Plotting code records –
☆ ☆ ☆

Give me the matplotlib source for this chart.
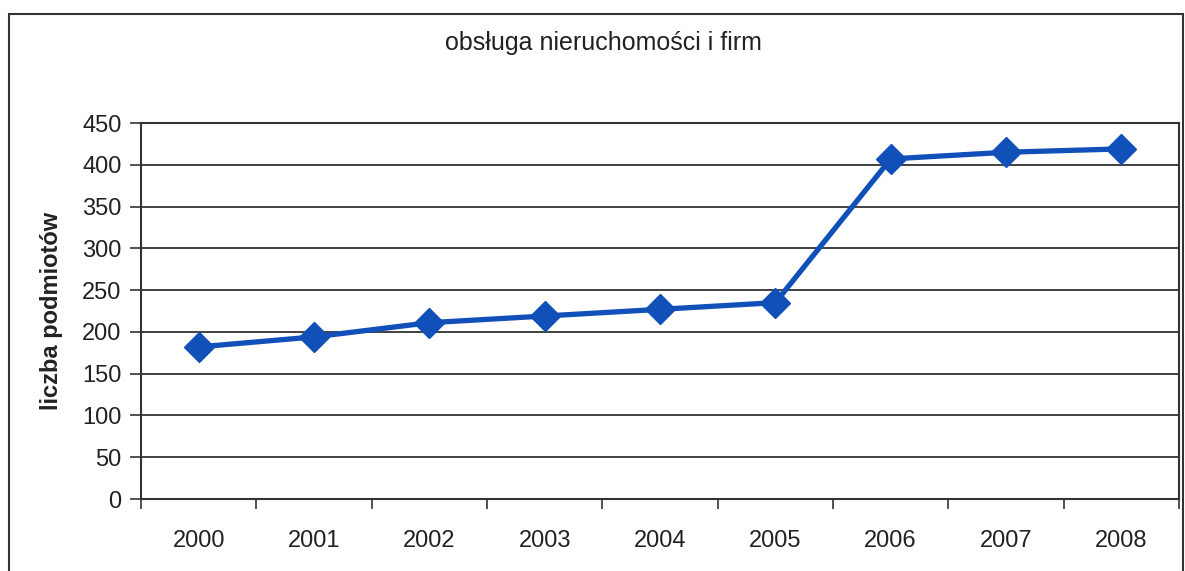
import matplotlib
matplotlib.use("Agg")
import matplotlib.pyplot as plt
from matplotlib.patches import Rectangle

plt.rcParams['font.family'] = ['Liberation Sans', 'DejaVu Sans']

years = ["2000", "2001", "2002", "2003", "2004", "2005", "2006", "2007", "2008"]
counts = [182, 194, 211, 219, 227, 235, 407, 415, 419]
y_ticks = [0, 50, 100, 150, 200, 250, 300, 350, 400, 450]

W, H = 1185, 571
fig = plt.figure(figsize=(W / 100, H / 100), dpi=100)

# outer chart frame (scanned, bottom/right cut off)
fig.patches.append(Rectangle((9 / W, -0.1), (1183 - 9) / W, 1.1 - 14 / H,
                             transform=fig.transFigure, fill=False,
                             edgecolor='#333333', linewidth=1.5))

left, right, top, bottom = 141, 1179, 123, 499
ax = fig.add_axes([left / W, 1 - bottom / H, (right - left) / W, (bottom - top) / H])

x = list(range(len(years)))
ax.plot(x, counts, color='#1150b8', linewidth=3.8, marker='D', markersize=15,
        markerfacecolor='#1150b8', markeredgecolor='#1150b8', zorder=3)

ax.set_xlim(-0.5, len(years) - 0.5)
ax.set_ylim(0, 450)
ax.set_yticks(y_ticks)
ax.set_yticklabels([str(v) for v in y_ticks], fontsize=17, color='#222222')
ax.set_xticks(x)
ax.set_xticklabels(years, fontsize=17, color='#222222')
ax.set_xticks([i - 0.5 for i in range(len(years) + 1)], minor=True)
ax.tick_params(axis='x', which='major', length=0, pad=22)
ax.tick_params(axis='x', which='minor', length=7, width=1.2, direction='out', color='#333333')
ax.tick_params(axis='y', length=8, width=1.2, direction='out', color='#333333', pad=6)

ax.grid(axis='y', color='#333333', linewidth=1.3)
ax.set_axisbelow(True)
for s in ['left', 'bottom', 'right', 'top']:
    ax.spines[s].set_color('#333333')
    ax.spines[s].set_linewidth(1.5)

ax.set_ylabel("liczba podmiotów", fontsize=17, fontweight='bold', color='#222222', labelpad=14)
fig.text(603 / W, 1 - 43 / H, "obsługa nieruchomości i firm", fontsize=18,
         ha='center', va='center', color='#222222')

fig.savefig("out.png", dpi=100)
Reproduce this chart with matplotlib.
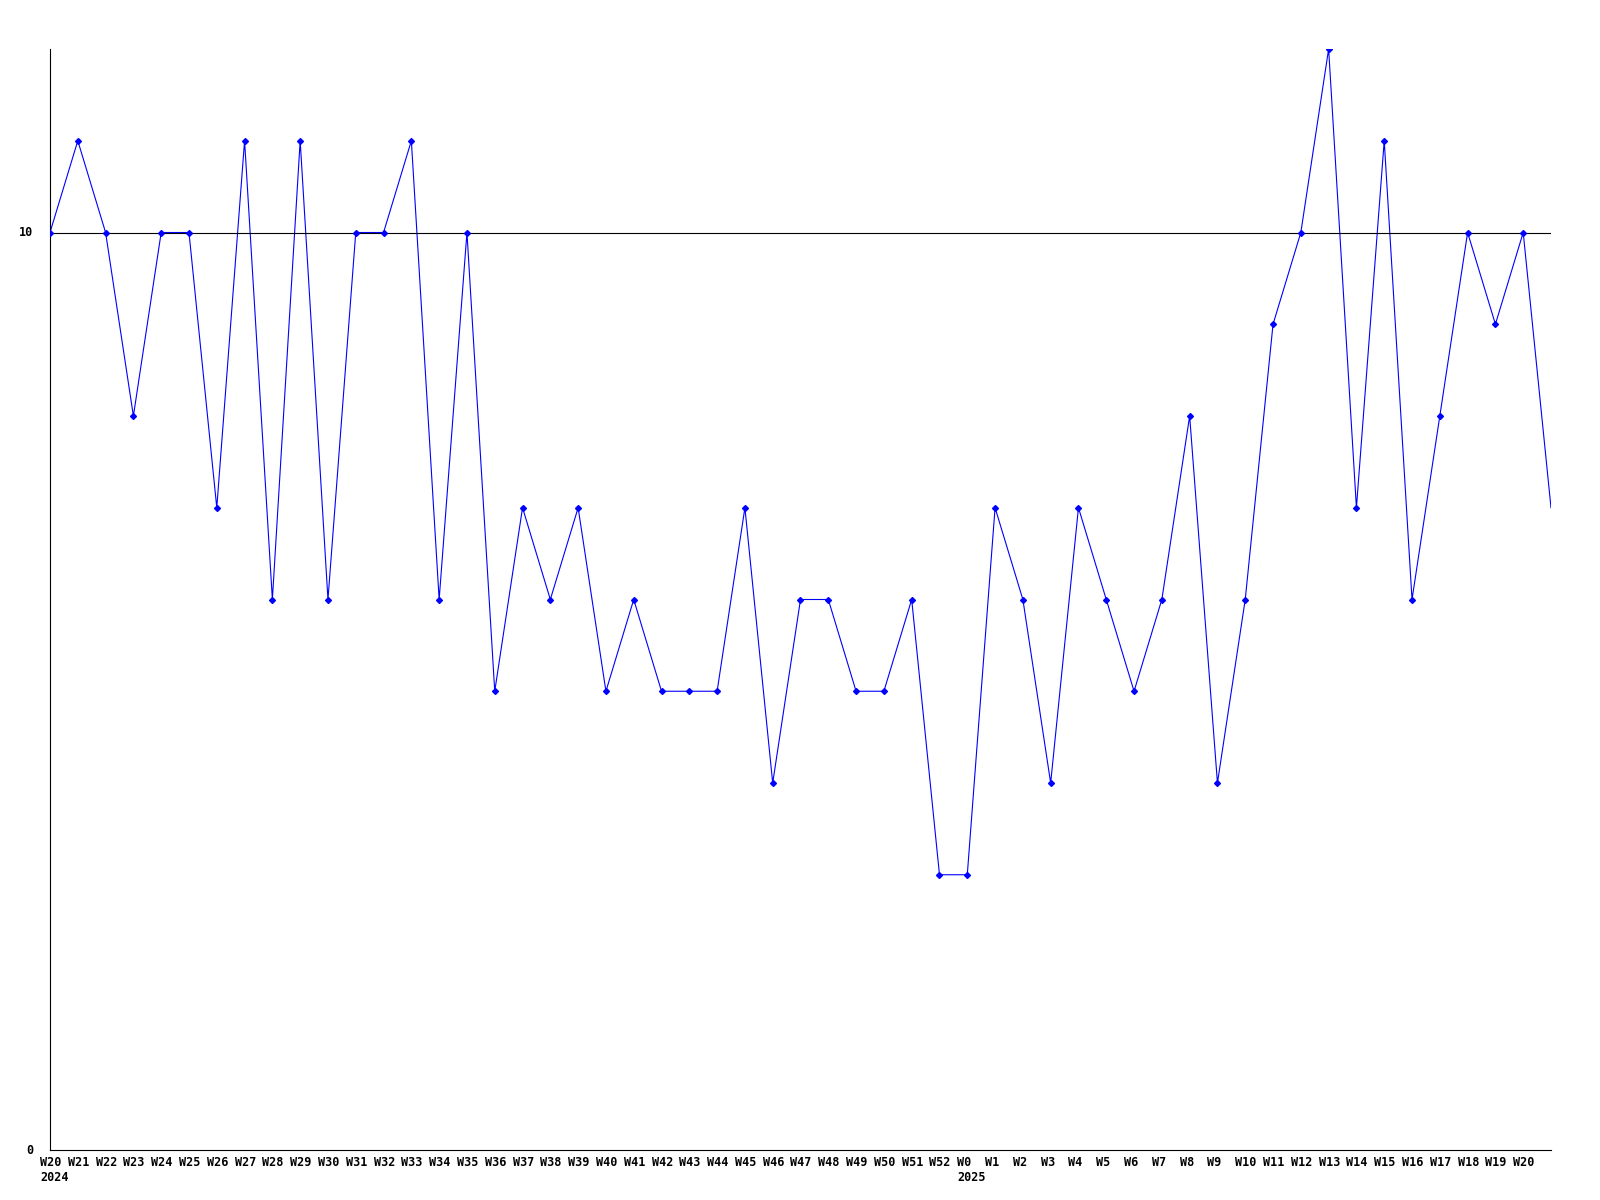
import matplotlib
matplotlib.use("Agg")
import matplotlib.pyplot as plt
import matplotlib.transforms as mtransforms

# weekly values, W20 2024 .. W20 2025, plus the running (partial) week
weeks_2024 = ["W%d" % w for w in range(20, 53)]
weeks_2025 = ["W%d" % w for w in range(0, 21)]
week_labels = weeks_2024 + weeks_2025

values = [10, 11, 10, 8, 10, 10, 7, 11, 6, 11, 6, 10, 10, 11, 6, 10,
          5, 7, 6, 7, 5, 6, 5, 5, 5, 7, 4, 6, 6, 5, 5, 6, 3,
          3, 7, 6, 4, 7, 6, 5, 6, 8, 4, 6, 9, 10, 12, 7, 11, 6, 8, 10, 9, 10]
partial_value = 7

year_labels = {0: "2024", len(weeks_2024): "2025"}
ref_level = 10

fig = plt.figure(figsize=(16, 12), dpi=100)
ax = fig.add_axes([50 / 1600, 1 - 1150 / 1200, 1501 / 1600, 1101 / 1200])

x = list(range(len(values)))
# line goes under the reference line, markers on top of it
ax.plot(x + [len(values)], values + [partial_value], color="blue", lw=0.8, zorder=1)
ax.axhline(ref_level, color="black", lw=0.8, zorder=2)
ax.plot(x, values, ls="none", marker="D", ms=3, color="blue", zorder=3)

ax.set_xlim(0, len(values))
ax.set_ylim(0, 12)

for s in ["top", "right"]:
    ax.spines[s].set_visible(False)
for s in ["left", "bottom"]:
    ax.spines[s].set_color("black")
    ax.spines[s].set_linewidth(0.8)

ax.set_xticks([])
ax.set_yticks([])

font = dict(family="DejaVu Sans Mono", weight="bold", size=8.5)
shift = mtransforms.offset_copy(ax.transData, fig=fig, x=-10, y=-6, units="dots")
for i, lab in enumerate(week_labels):
    ax.text(i, 0, lab, transform=shift, ha="left", va="top", **font)
shift2 = mtransforms.offset_copy(ax.transData, fig=fig, x=-10, y=-21, units="dots")
for i, lab in year_labels.items():
    ax.text(i, 0, lab, transform=shift2, ha="left", va="top", **font)

yshift = mtransforms.offset_copy(ax.transData, fig=fig, x=-17, y=0, units="dots")
for v in [0, ref_level]:
    ax.text(0, v, str(v), transform=yshift, ha="right", va="center", **font)

fig.savefig("out.png", dpi=100, facecolor="white")
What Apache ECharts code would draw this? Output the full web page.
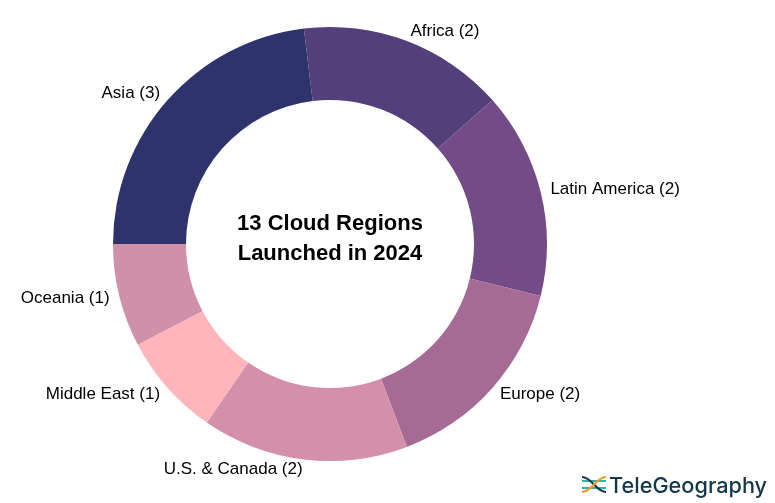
<!DOCTYPE html>
<html>
<head>
<meta charset="utf-8">
<style>
  html, body { margin: 0; padding: 0; background: #fff; }
  #chartContainer { width: 775px; height: 503px; }
</style>
<script src="https://cdn.jsdelivr.net/npm/echarts@6/dist/echarts.min.js"></script>
</head>
<body>
<div id="chartContainer"></div>
<script>
// Regions in clockwise order, starting from Africa
const regionNames = ['Africa', 'Latin America', 'Europe', 'U.S. & Canada', 'Middle East', 'Oceania', 'Asia'];
const regionCounts = [2, 2, 2, 2, 1, 1, 3];
const regionColors = ['#53407a', '#734b87', '#a56b95', '#d48faa', '#ffb5ba', '#cf90a9', '#2f336b'];

const centerTitle = '13 Cloud Regions\nLaunched in 2024';
const logoText = 'TeleGeography';

const labelFont = '"Liberation Sans", Arial, sans-serif';

const pieData = regionNames.map(function(name, i) {
  return { name: name, value: regionCounts[i], itemStyle: { color: regionColors[i] } };
});

const chartInstance = echarts.init(document.getElementById('chartContainer'));

chartInstance.setOption({
  animation: false,
  backgroundColor: '#ffffff',
  series: [{
    type: 'pie',
    center: [330, 244],
    radius: [144, 217],
    startAngle: 96.92,
    clockwise: true,
    silent: true,
    data: pieData,
    label: {
      show: true,
      position: 'outside',
      formatter: '{b} ({c})',
      color: '#000000',
      fontFamily: labelFont,
      fontSize: 17,
      distanceToLabelLine: 0
    },
    labelLine: { show: false, length: 10, length2: 0 }
  }],
  graphic: [
    {
      type: 'text',
      style: {
        x: 330, y: 239,
        text: centerTitle,
        textAlign: 'center',
        textVerticalAlign: 'middle',
        fontFamily: labelFont,
        fontWeight: 'bold',
        fontSize: 22,
        lineHeight: 30,
        fill: '#000000'
      }
    },
    // logo
    {
      type: 'text',
      style: {
        x: 609, y: 486,
        text: logoText,
        textVerticalAlign: 'middle',
        fontFamily: 'Inter, "Open Sans", sans-serif',
        fontWeight: 500,
        fontSize: 21.7,
        fill: '#12384a'
      }
    },
    { type: 'line', shape: { x1: 582, y1: 481, x2: 606, y2: 481 }, style: { stroke: '#27b5ad', lineWidth: 2 } },
    { type: 'line', shape: { x1: 582, y1: 488, x2: 606, y2: 488 }, style: { stroke: '#27b5ad', lineWidth: 2 } },
    { type: 'bezierCurve', shape: { x1: 582, y1: 477, cpx1: 592, cpy1: 477, cpx2: 596, cpy2: 492, x2: 606, y2: 492 }, style: { fill: 'none', stroke: '#12384a', lineWidth: 2.2 } },
    { type: 'bezierCurve', shape: { x1: 582, y1: 492, cpx1: 592, cpy1: 492, cpx2: 596, cpy2: 477, x2: 606, y2: 477 }, style: { fill: 'none', stroke: '#f39a1f', lineWidth: 2.2 } }
  ]
});
</script>
</body>
</html>
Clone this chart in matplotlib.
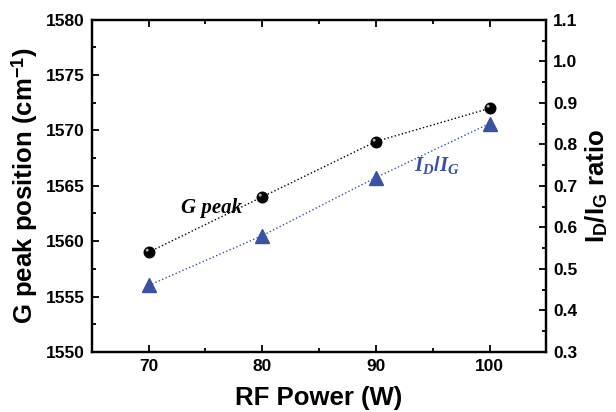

☆ ☆ ☆

Stated goal – Without the pictures, reproduce every line of the records above exactly.

Answer to this exercise –
Give me the matplotlib source for this chart.
import matplotlib
matplotlib.use("Agg")
import matplotlib.pyplot as plt
from matplotlib.patches import Rectangle

plt.rcParams['font.family'] = ['Liberation Sans', 'DejaVu Sans']

years = ["2000", "2001", "2002", "2003", "2004", "2005", "2006", "2007", "2008"]
counts = [182, 194, 211, 219, 227, 235, 407, 415, 419]
y_ticks = [0, 50, 100, 150, 200, 250, 300, 350, 400, 450]

W, H = 1185, 571
fig = plt.figure(figsize=(W / 100, H / 100), dpi=100)

# outer chart frame (scanned, bottom/right cut off)
fig.patches.append(Rectangle((9 / W, -0.1), (1183 - 9) / W, 1.1 - 14 / H,
                             transform=fig.transFigure, fill=False,
                             edgecolor='#333333', linewidth=1.5))

left, right, top, bottom = 141, 1179, 123, 499
ax = fig.add_axes([left / W, 1 - bottom / H, (right - left) / W, (bottom - top) / H])

x = list(range(len(years)))
ax.plot(x, counts, color='#1150b8', linewidth=3.8, marker='D', markersize=15,
        markerfacecolor='#1150b8', markeredgecolor='#1150b8', zorder=3)

ax.set_xlim(-0.5, len(years) - 0.5)
ax.set_ylim(0, 450)
ax.set_yticks(y_ticks)
ax.set_yticklabels([str(v) for v in y_ticks], fontsize=17, color='#222222')
ax.set_xticks(x)
ax.set_xticklabels(years, fontsize=17, color='#222222')
ax.set_xticks([i - 0.5 for i in range(len(years) + 1)], minor=True)
ax.tick_params(axis='x', which='major', length=0, pad=22)
ax.tick_params(axis='x', which='minor', length=7, width=1.2, direction='out', color='#333333')
ax.tick_params(axis='y', length=8, width=1.2, direction='out', color='#333333', pad=6)

ax.grid(axis='y', color='#333333', linewidth=1.3)
ax.set_axisbelow(True)
for s in ['left', 'bottom', 'right', 'top']:
    ax.spines[s].set_color('#333333')
    ax.spines[s].set_linewidth(1.5)

ax.set_ylabel("liczba podmiotów", fontsize=17, fontweight='bold', color='#222222', labelpad=14)
fig.text(603 / W, 1 - 43 / H, "obsługa nieruchomości i firm", fontsize=18,
         ha='center', va='center', color='#222222')

fig.savefig("out.png", dpi=100)
Reproduce this chart with matplotlib.
import matplotlib
matplotlib.use("Agg")
import matplotlib.pyplot as plt
import matplotlib.transforms as mtransforms

# weekly values, W20 2024 .. W20 2025, plus the running (partial) week
weeks_2024 = ["W%d" % w for w in range(20, 53)]
weeks_2025 = ["W%d" % w for w in range(0, 21)]
week_labels = weeks_2024 + weeks_2025

values = [10, 11, 10, 8, 10, 10, 7, 11, 6, 11, 6, 10, 10, 11, 6, 10,
          5, 7, 6, 7, 5, 6, 5, 5, 5, 7, 4, 6, 6, 5, 5, 6, 3,
          3, 7, 6, 4, 7, 6, 5, 6, 8, 4, 6, 9, 10, 12, 7, 11, 6, 8, 10, 9, 10]
partial_value = 7

year_labels = {0: "2024", len(weeks_2024): "2025"}
ref_level = 10

fig = plt.figure(figsize=(16, 12), dpi=100)
ax = fig.add_axes([50 / 1600, 1 - 1150 / 1200, 1501 / 1600, 1101 / 1200])

x = list(range(len(values)))
# line goes under the reference line, markers on top of it
ax.plot(x + [len(values)], values + [partial_value], color="blue", lw=0.8, zorder=1)
ax.axhline(ref_level, color="black", lw=0.8, zorder=2)
ax.plot(x, values, ls="none", marker="D", ms=3, color="blue", zorder=3)

ax.set_xlim(0, len(values))
ax.set_ylim(0, 12)

for s in ["top", "right"]:
    ax.spines[s].set_visible(False)
for s in ["left", "bottom"]:
    ax.spines[s].set_color("black")
    ax.spines[s].set_linewidth(0.8)

ax.set_xticks([])
ax.set_yticks([])

font = dict(family="DejaVu Sans Mono", weight="bold", size=8.5)
shift = mtransforms.offset_copy(ax.transData, fig=fig, x=-10, y=-6, units="dots")
for i, lab in enumerate(week_labels):
    ax.text(i, 0, lab, transform=shift, ha="left", va="top", **font)
shift2 = mtransforms.offset_copy(ax.transData, fig=fig, x=-10, y=-21, units="dots")
for i, lab in year_labels.items():
    ax.text(i, 0, lab, transform=shift2, ha="left", va="top", **font)

yshift = mtransforms.offset_copy(ax.transData, fig=fig, x=-17, y=0, units="dots")
for v in [0, ref_level]:
    ax.text(0, v, str(v), transform=yshift, ha="right", va="center", **font)

fig.savefig("out.png", dpi=100, facecolor="white")
What Apache ECharts code would draw this? Output the full web page.
<!DOCTYPE html>
<html>
<head>
<meta charset="utf-8">
<style>
  html, body { margin: 0; padding: 0; background: #fff; }
  #chartContainer { width: 775px; height: 503px; }
</style>
<script src="https://cdn.jsdelivr.net/npm/echarts@6/dist/echarts.min.js"></script>
</head>
<body>
<div id="chartContainer"></div>
<script>
// Regions in clockwise order, starting from Africa
const regionNames = ['Africa', 'Latin America', 'Europe', 'U.S. & Canada', 'Middle East', 'Oceania', 'Asia'];
const regionCounts = [2, 2, 2, 2, 1, 1, 3];
const regionColors = ['#53407a', '#734b87', '#a56b95', '#d48faa', '#ffb5ba', '#cf90a9', '#2f336b'];

const centerTitle = '13 Cloud Regions\nLaunched in 2024';
const logoText = 'TeleGeography';

const labelFont = '"Liberation Sans", Arial, sans-serif';

const pieData = regionNames.map(function(name, i) {
  return { name: name, value: regionCounts[i], itemStyle: { color: regionColors[i] } };
});

const chartInstance = echarts.init(document.getElementById('chartContainer'));

chartInstance.setOption({
  animation: false,
  backgroundColor: '#ffffff',
  series: [{
    type: 'pie',
    center: [330, 244],
    radius: [144, 217],
    startAngle: 96.92,
    clockwise: true,
    silent: true,
    data: pieData,
    label: {
      show: true,
      position: 'outside',
      formatter: '{b} ({c})',
      color: '#000000',
      fontFamily: labelFont,
      fontSize: 17,
      distanceToLabelLine: 0
    },
    labelLine: { show: false, length: 10, length2: 0 }
  }],
  graphic: [
    {
      type: 'text',
      style: {
        x: 330, y: 239,
        text: centerTitle,
        textAlign: 'center',
        textVerticalAlign: 'middle',
        fontFamily: labelFont,
        fontWeight: 'bold',
        fontSize: 22,
        lineHeight: 30,
        fill: '#000000'
      }
    },
    // logo
    {
      type: 'text',
      style: {
        x: 609, y: 486,
        text: logoText,
        textVerticalAlign: 'middle',
        fontFamily: 'Inter, "Open Sans", sans-serif',
        fontWeight: 500,
        fontSize: 21.7,
        fill: '#12384a'
      }
    },
    { type: 'line', shape: { x1: 582, y1: 481, x2: 606, y2: 481 }, style: { stroke: '#27b5ad', lineWidth: 2 } },
    { type: 'line', shape: { x1: 582, y1: 488, x2: 606, y2: 488 }, style: { stroke: '#27b5ad', lineWidth: 2 } },
    { type: 'bezierCurve', shape: { x1: 582, y1: 477, cpx1: 592, cpy1: 477, cpx2: 596, cpy2: 492, x2: 606, y2: 492 }, style: { fill: 'none', stroke: '#12384a', lineWidth: 2.2 } },
    { type: 'bezierCurve', shape: { x1: 582, y1: 492, cpx1: 592, cpy1: 492, cpx2: 596, cpy2: 477, x2: 606, y2: 477 }, style: { fill: 'none', stroke: '#f39a1f', lineWidth: 2.2 } }
  ]
});
</script>
</body>
</html>
Clone this chart in matplotlib.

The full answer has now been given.